If Lewis Hamilton does not pay heed to the warnings about the overly-combative nature of his driving and rein some of his aggression in, he will pay the price through penalties in upcoming races, warns the 2008 F1 World Champion's ex team-mate Fernando Alonso.

Hamilton's fierce on-track battles during the opening four outings of 2010 have enthralled fans and infinitely brightened up what might otherwise have been a fairly dull spectacle, but not everybody has been quite so appreciative of the British star's efforts.

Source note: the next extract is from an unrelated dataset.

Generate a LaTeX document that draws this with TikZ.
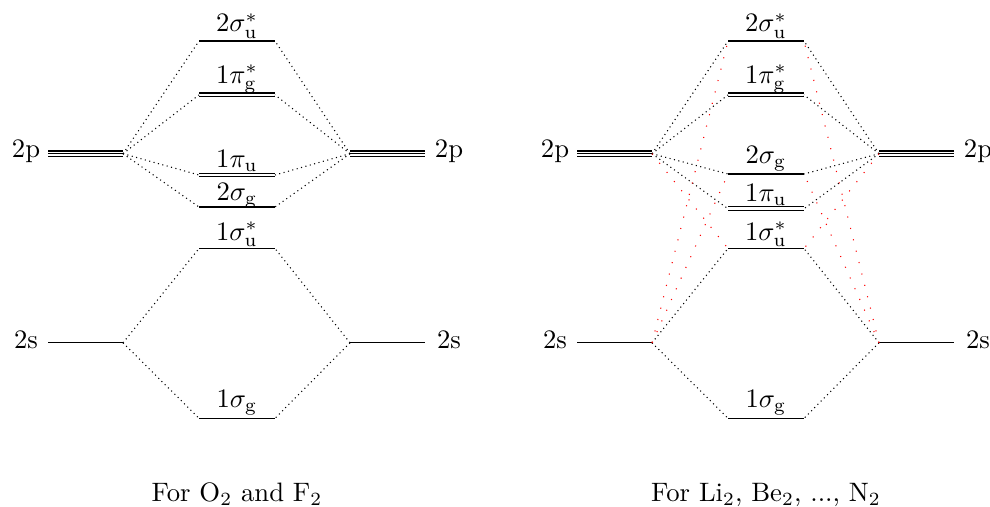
\documentclass[tikz,border=0pt]{standalone}
\begin{document}
\begin{tikzpicture}[x=0.375pt,y=-0.375pt,
  lvl/.style={line width=0.4pt},
  conn/.style={line width=0.4pt, dash pattern=on 0.4pt off 1.3pt},
  redconn/.style={red, line width=0.4pt, dash pattern=on 0.4pt off 4pt},
  atlab/.style={anchor=base, inner sep=0pt},
  molab/.style={anchor=base, inner sep=0pt}]
\useasboundingbox (0,0) rectangle (990,506);

\foreach \o/\p in {0/L,529/R}{
  % atomic 2p (triple) left and right
  \draw[lvl] (48+\o,151) -- (123+\o,151);
  \draw[lvl] (48+\o,153.7) coordinate (\p pA) -- (123+\o,153.7) coordinate (\p pAe);
  \draw[lvl] (48+\o,156.5) -- (123+\o,156.5);
  \draw[lvl] (350+\o,151) -- (425+\o,151);
  \draw[lvl] (350+\o,153.7) coordinate (\p pBe) -- (425+\o,153.7) coordinate (\p pB);
  \draw[lvl] (350+\o,156.5) -- (425+\o,156.5);
  \node[atlab] (\p pAlab) at (26+\o,157) {2p};
  \node[atlab] (\p pBlab) at (449+\o,157) {2p};
  % atomic 2s
  \draw[lvl] (48+\o,342.8) -- (123+\o,342.8) coordinate (\p sAe);
  \draw[lvl] (350+\o,342.8) coordinate (\p sBe) -- (425+\o,342.8);
  \node[atlab] (\p sAlab) at (26+\o,348.5) {2s};
  \node[atlab] (\p sBlab) at (449+\o,348.5) {2s};
  % 2sigma_u^*
  \draw[lvl] (199+\o,41) coordinate (\p suL) -- (275+\o,41) coordinate (\p suR);
  \node[molab] (\p sulab) at (237+\o,32) {$2\sigma_{\rm u}^*$};
  % 1pi_g^*
  \draw[lvl] (199+\o,93) -- (275+\o,93);
  \draw[lvl] (199+\o,96.8) -- (275+\o,96.8);
  \coordinate (\p pgL) at (199+\o,94.9);
  \coordinate (\p pgR) at (275+\o,94.9);
  \node[molab] (\p pglab) at (237+\o,83.3) {$1\pi_{\rm g}^*$};
  % 1sigma_u^*
  \draw[lvl] (199+\o,248.5) coordinate (\p ssuL) -- (275+\o,248.5) coordinate (\p ssuR);
  \node[molab] (\p ssulab) at (237+\o,240) {$1\sigma_{\rm u}^*$};
  % 1sigma_g
  \draw[lvl] (199+\o,418.3) coordinate (\p ssgL) -- (275+\o,418.3) coordinate (\p ssgR);
  \node[molab] (\p ssglab) at (237+\o,407) {$1\sigma_{\rm g}$};
}

% ---- left: 1pi_u above 2sigma_g
\draw[lvl] (199,173.3) -- (275,173.3);
\draw[lvl] (199,176.8) -- (275,176.8);
\coordinate (LpuL) at (199,175);
\coordinate (LpuR) at (275,175);
\node[molab] (Lpulab) at (237,167) {$1\pi_{\rm u}$};
\draw[lvl] (199,207) coordinate (LsgL) -- (275,207) coordinate (LsgR);
\node[molab] (Lsglab) at (237,200) {$2\sigma_{\rm g}$};

% ---- right: 2sigma_g above 1pi_u
\draw[lvl] (728,174) coordinate (RsgL) -- (804,174) coordinate (RsgR);
\node[molab] (Rsglab) at (766,163.3) {$2\sigma_{\rm g}$};
\draw[lvl] (728,206.8) -- (804,206.8);
\draw[lvl] (728,210.6) -- (804,210.6);
\coordinate (RpuL) at (728,208.7);
\coordinate (RpuR) at (804,208.7);
\node[molab] (Rpulab) at (766,201.7) {$1\pi_{\rm u}$};

% ---- black dotted connectors
\foreach \p in {L,R}{
  \foreach \m in {su,pg,pu,sg}{
    \draw[conn] (\p pAe) -- (\p \m L);
    \draw[conn] (\p pBe) -- (\p \m R);
  }
  \foreach \m in {ssu,ssg}{
    \draw[conn] (\p sAe) -- (\p \m L);
    \draw[conn] (\p sBe) -- (\p \m R);
  }
}

% ---- red dotted (s-p mixing) connectors, right diagram only
\draw[redconn] (RsAe) -- (RsuL);
\draw[redconn] (RsAe) -- (RsgL);
\draw[redconn] (RpAe) -- (RssuL);
\draw[redconn] (RsBe) -- (RsuR);
\draw[redconn] (RsBe) -- (RsgR);
\draw[redconn] (RpBe) -- (RssuR);

% ---- captions
\node[anchor=base, inner sep=0pt] (capL) at (237,501) {For O$_2$ and F$_2$};
\node[anchor=base, inner sep=0pt] (capR) at (766,501) {For Li$_2$, Be$_2$, ..., N$_2$};
\end{tikzpicture}
\end{document}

In the wake of his energetic scrap with Vitaly Petrov in the Malaysian Grand Prix in Sepang - during which he weaved vigorously across the circuit in front of the feisty young Russian rookie to make sure of keeping him behind after getting past - the eleven-time race-winner was criticised by Renault for having crossed what they deemed to be the line of acceptable on-track behaviour.

A fortnight later in Shanghai, Hamilton found himself hauled up before the race stewards in company with Red Bull Racing rival Sebastian Vettel for the pair's pit-lane spat in the Chinese Grand Prix - an incident that saw the two title rivals come perilously close to clashing both on the entry to the pits and then again as they exited from their respective stops.

F1 veteran Rubens Barrichello has been particularly vocal in his condemnation of the 25-year-old's tactics - revealing that had he been in Petrov's place, he would have given Hamilton 'some bollocking' - but to-date there have been no ramifications. Alonso - who endured a famously fiery and ultimately self-destructive relationship with the Stevenage-born ace at McLaren three years ago - contends that should the forcefulness continue, it will only be a matter of time before there are.

"I don't think Hamilton is in any kind of privileged position," the Ferrari star told Spanish sports newspaper Marca when asked if his former arch-nemesis is receiving special treatment from the FIA with regards to the lack of sanctions so far.

"The truth is that perhaps the decisions have been a little inconsistent, because other times [Hamilton's moves] would be punishable, but I don't think it's important. Lewis has had some warnings and if he does something in the next race, however little, there will be penalties because of the last two races."